We attacked them for two, well one, main reasons. To keep Iraq out of Kuwait's oil (our oil) and to make sure Iraq didn't attack Saudi Arabia (our oil). Just because we don't agree with the reason doesn't mean there wasn't one.


America will never attack a country if it doesn't affect our national interests and looking at Africa, Saudi Arabia, and Israel proves this.
The U.S. Military isn't here to defend American "interests", oil supplies, or investments abroad, it's here only to defend American soil and people.

Kuwait was practicing slant drilling and were stealing 14 billion dollars of Iraq's oil. Iraq had warned them about this many times, and told them to stop or face a war. They didn't. Saddam Hussein met with the U.S. Ambassador to Iraq (April Gillespie) and told her they were preparing to invade Kuwait to stop them from stealing Iraqi oil.
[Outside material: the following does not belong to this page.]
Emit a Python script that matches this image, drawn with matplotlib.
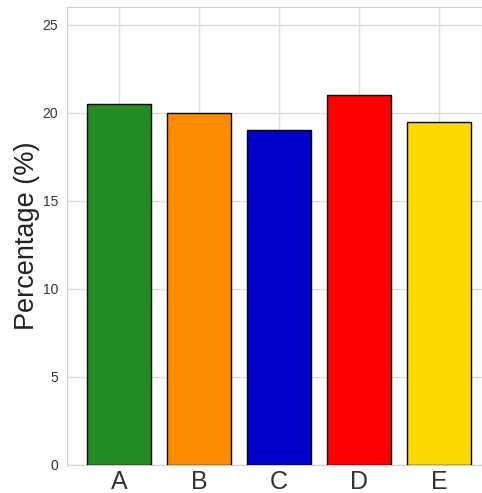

April Gillespie told Saddam, "We have no opinion on the Arab-Arab conflicts, like your border disagreement with Kuwait" and "We take no position" which gave a green light for Iraq to invade because it said the U.S. government was not taking sides in the dispute. Then America launched an unprovoked attack against Iraq.

There is no legitimate justifiable or defensible position to support the war in Iraq from a libertarian or Constitutional perspective.